What is expected: Take the lines from the one bearing "Write the Plotly code for this chart." to the one bearing "import plotly.graph_objects as go", inclusive, and reproduce them exactly; include no other line.

Extracted records:

_ _ _ _

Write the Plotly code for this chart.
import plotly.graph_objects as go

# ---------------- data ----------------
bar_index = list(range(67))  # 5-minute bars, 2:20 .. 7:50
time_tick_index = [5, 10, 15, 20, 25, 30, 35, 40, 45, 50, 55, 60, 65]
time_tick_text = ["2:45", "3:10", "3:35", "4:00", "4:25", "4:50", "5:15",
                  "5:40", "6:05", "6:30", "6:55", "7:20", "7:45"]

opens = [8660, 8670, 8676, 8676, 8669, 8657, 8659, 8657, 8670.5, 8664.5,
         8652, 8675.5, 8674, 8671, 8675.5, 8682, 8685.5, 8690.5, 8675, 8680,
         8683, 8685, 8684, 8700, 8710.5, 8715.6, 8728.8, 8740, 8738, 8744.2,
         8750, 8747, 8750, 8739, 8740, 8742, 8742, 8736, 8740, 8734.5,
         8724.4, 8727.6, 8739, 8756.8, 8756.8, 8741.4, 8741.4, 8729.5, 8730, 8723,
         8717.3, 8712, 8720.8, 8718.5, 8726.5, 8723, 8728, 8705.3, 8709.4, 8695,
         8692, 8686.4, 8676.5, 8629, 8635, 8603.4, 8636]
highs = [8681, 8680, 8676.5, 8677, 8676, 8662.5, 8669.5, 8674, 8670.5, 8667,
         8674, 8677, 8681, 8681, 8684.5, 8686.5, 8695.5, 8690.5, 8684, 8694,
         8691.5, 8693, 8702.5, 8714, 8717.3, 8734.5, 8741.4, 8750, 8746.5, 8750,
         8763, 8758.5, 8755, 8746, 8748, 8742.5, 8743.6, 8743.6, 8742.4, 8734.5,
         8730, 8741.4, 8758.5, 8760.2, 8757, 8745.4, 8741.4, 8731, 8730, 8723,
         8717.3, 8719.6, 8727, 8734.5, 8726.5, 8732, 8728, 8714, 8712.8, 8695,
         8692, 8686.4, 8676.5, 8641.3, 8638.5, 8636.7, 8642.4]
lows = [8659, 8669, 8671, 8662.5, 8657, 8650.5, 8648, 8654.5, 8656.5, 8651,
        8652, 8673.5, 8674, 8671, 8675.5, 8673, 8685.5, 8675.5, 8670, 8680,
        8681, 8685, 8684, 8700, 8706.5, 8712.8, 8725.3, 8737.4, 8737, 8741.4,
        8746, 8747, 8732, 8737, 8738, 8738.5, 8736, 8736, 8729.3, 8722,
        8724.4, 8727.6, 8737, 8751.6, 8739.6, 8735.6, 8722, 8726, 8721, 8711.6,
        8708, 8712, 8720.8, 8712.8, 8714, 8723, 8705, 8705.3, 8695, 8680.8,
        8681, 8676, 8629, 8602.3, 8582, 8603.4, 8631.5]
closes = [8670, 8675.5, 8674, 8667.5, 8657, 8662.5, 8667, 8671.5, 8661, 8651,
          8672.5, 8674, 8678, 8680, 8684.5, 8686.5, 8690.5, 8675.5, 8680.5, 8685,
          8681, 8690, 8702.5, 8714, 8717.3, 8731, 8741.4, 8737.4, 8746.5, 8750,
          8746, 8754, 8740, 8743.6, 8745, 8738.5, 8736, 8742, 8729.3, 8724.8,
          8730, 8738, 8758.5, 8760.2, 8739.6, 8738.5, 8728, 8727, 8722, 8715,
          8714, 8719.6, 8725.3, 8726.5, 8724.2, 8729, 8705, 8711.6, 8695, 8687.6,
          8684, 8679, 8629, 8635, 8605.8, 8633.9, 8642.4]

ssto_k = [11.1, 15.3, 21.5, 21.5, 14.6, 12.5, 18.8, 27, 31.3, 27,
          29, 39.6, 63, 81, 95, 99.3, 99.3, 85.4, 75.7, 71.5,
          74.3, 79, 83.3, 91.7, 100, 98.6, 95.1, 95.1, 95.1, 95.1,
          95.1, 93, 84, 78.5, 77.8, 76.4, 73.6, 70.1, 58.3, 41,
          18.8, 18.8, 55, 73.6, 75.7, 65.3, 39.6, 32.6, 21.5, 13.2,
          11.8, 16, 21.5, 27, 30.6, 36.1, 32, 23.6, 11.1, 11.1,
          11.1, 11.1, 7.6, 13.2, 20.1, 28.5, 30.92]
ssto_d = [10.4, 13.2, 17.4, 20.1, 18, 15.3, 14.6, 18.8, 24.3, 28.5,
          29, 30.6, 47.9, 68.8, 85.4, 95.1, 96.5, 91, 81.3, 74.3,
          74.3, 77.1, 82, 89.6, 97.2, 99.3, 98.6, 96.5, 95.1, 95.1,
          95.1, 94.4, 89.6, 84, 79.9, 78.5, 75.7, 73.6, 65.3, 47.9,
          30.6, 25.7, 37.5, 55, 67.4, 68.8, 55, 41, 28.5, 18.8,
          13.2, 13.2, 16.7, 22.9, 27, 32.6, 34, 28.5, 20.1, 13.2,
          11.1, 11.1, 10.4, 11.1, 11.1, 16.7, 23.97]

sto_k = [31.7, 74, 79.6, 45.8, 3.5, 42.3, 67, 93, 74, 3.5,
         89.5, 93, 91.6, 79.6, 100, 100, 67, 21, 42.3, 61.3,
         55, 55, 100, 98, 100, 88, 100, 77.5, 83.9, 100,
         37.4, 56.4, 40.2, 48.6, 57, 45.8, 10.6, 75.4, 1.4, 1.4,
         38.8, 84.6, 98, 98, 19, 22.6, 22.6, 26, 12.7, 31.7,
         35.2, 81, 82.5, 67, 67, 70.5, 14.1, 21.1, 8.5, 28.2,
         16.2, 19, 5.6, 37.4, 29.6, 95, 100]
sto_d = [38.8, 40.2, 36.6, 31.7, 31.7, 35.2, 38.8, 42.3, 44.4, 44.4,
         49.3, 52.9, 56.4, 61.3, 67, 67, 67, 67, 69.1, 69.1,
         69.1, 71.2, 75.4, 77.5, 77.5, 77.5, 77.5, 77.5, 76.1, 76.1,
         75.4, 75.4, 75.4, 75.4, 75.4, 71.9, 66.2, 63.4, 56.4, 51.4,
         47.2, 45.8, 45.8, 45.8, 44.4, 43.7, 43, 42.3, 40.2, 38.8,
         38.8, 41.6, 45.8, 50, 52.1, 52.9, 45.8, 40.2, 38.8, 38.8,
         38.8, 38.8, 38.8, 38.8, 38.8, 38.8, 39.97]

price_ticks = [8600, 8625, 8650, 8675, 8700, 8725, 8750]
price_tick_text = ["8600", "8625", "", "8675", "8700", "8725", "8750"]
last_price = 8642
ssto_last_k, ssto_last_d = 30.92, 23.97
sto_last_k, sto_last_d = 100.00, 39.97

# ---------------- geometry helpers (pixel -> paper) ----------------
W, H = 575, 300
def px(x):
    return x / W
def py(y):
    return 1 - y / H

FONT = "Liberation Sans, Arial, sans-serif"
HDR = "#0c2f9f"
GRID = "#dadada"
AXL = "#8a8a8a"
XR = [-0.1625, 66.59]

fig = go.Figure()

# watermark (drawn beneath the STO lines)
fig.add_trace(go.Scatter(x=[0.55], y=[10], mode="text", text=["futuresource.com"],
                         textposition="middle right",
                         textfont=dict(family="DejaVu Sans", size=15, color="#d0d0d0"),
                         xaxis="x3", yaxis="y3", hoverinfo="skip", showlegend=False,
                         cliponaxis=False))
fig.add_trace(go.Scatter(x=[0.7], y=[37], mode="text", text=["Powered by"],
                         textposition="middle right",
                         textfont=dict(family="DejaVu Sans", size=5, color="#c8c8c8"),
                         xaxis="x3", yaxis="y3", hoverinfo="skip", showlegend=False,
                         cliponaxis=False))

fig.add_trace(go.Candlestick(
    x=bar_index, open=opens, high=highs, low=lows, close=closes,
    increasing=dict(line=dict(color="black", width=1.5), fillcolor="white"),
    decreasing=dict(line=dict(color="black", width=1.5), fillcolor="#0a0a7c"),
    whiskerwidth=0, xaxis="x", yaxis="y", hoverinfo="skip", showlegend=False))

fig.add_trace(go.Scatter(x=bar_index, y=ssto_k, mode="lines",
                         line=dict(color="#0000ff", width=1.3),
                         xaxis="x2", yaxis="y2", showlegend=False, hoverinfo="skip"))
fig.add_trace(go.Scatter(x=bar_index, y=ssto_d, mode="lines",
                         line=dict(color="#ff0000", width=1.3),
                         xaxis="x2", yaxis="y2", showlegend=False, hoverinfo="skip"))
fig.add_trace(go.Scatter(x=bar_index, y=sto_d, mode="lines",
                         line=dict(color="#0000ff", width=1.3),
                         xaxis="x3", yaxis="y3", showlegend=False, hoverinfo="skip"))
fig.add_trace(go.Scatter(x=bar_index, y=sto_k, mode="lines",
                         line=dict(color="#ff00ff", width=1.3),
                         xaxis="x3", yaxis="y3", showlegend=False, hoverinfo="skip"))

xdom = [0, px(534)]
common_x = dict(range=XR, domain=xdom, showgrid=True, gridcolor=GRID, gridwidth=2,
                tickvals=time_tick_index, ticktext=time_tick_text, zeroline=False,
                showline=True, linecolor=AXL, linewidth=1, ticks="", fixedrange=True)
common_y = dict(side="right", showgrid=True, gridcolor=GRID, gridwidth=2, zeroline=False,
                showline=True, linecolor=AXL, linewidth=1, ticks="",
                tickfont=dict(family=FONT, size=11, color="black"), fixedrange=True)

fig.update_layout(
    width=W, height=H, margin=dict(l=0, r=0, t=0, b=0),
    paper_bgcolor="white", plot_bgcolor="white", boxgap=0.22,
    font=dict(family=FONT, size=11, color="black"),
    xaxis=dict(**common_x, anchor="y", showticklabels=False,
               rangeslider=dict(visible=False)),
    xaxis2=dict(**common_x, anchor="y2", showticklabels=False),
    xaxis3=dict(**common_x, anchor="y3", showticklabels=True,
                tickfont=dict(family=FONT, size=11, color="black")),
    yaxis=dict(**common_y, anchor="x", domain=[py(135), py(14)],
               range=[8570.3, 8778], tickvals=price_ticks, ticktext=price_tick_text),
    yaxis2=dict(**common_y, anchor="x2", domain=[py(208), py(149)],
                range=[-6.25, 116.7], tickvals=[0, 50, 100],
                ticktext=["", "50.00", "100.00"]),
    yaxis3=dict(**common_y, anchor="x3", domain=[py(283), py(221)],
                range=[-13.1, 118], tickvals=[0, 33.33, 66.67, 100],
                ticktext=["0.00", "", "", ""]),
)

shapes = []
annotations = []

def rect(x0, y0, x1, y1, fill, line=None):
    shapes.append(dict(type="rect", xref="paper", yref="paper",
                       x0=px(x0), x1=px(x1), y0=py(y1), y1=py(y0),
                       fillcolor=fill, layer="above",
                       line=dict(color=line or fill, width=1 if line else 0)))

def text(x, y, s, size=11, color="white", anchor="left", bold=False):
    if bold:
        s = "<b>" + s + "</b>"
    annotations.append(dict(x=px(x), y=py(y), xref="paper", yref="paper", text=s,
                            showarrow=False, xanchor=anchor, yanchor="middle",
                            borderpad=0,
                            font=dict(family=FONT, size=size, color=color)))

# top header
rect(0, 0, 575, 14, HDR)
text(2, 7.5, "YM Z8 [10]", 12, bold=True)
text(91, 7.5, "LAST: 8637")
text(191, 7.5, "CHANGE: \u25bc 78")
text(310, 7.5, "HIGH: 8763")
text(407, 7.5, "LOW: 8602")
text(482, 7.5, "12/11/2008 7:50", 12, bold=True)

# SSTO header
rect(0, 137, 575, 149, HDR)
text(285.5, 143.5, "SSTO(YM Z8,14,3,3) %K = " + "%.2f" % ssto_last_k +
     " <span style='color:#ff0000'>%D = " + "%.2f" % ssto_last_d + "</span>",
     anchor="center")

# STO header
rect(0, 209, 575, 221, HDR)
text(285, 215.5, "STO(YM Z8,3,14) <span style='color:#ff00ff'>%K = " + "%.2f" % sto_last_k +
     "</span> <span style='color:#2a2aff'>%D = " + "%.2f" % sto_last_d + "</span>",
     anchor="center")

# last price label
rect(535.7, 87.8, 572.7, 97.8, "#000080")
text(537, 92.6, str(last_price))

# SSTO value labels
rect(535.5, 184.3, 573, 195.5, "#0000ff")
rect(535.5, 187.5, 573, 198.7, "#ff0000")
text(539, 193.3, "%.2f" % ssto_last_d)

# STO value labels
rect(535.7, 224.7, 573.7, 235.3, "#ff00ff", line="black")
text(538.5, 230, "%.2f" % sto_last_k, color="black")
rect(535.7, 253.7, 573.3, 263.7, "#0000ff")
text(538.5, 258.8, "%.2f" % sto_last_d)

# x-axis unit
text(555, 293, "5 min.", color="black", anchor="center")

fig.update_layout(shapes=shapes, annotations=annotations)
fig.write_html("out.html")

_ _ _ _

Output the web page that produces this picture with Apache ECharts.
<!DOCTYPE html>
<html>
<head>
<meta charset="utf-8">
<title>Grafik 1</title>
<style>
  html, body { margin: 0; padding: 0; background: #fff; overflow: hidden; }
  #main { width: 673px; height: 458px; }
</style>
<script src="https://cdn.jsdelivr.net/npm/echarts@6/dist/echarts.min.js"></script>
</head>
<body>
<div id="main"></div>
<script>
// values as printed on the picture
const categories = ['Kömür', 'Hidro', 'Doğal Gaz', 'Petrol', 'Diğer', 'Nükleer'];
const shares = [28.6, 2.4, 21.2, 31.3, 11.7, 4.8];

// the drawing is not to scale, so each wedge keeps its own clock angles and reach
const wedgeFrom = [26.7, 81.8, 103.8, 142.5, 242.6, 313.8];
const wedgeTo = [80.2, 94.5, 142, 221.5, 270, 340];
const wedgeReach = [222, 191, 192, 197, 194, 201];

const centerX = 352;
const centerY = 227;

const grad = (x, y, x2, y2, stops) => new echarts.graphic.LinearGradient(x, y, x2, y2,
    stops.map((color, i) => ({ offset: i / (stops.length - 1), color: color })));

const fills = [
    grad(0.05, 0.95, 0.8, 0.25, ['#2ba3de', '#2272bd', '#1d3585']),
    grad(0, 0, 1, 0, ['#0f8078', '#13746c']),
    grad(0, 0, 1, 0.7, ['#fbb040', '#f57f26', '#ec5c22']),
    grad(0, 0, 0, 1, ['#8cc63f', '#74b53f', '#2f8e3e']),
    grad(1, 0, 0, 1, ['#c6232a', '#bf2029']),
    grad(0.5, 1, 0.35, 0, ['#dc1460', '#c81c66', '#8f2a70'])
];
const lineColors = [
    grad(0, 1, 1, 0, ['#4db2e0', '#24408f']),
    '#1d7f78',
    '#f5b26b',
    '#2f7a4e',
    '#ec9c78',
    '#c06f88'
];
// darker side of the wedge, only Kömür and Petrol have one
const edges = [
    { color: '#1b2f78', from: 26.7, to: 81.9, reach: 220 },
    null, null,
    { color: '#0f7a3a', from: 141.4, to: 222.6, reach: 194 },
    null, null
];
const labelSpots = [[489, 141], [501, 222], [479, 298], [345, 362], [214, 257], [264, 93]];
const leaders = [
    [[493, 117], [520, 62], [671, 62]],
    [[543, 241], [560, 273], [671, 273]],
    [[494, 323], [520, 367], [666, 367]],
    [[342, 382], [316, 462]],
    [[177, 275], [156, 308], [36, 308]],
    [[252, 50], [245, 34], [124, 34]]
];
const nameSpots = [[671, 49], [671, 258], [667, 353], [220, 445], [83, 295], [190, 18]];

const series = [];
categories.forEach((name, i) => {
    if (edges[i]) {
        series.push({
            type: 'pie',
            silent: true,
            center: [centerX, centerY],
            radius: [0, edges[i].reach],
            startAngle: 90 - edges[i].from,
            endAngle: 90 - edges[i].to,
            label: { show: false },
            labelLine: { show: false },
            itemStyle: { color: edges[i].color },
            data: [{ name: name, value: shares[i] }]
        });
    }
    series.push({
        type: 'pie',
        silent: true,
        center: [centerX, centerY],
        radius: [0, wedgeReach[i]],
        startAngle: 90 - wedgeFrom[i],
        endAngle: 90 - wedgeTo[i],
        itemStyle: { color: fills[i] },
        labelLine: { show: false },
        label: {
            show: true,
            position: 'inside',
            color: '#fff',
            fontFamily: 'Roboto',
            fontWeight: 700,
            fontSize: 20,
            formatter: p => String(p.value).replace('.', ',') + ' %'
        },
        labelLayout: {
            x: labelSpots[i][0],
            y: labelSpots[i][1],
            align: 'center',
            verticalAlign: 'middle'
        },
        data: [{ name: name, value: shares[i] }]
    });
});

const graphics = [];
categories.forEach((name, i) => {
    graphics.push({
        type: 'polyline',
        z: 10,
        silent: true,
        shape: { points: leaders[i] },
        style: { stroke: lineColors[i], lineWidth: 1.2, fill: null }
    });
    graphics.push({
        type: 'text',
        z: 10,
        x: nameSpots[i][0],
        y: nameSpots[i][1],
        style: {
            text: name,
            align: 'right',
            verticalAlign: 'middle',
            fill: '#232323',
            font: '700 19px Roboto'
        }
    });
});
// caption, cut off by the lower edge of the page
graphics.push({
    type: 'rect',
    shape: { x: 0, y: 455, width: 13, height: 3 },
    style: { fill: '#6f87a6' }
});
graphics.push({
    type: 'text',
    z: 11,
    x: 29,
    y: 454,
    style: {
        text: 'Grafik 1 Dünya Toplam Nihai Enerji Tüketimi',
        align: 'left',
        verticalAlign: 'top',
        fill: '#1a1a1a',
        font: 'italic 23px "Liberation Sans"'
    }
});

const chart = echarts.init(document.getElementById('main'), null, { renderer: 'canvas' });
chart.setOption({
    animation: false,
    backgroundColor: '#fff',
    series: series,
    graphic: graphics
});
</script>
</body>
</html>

_ _ _ _

Written reply:
Write the Plotly code for this chart.
import plotly.graph_objects as go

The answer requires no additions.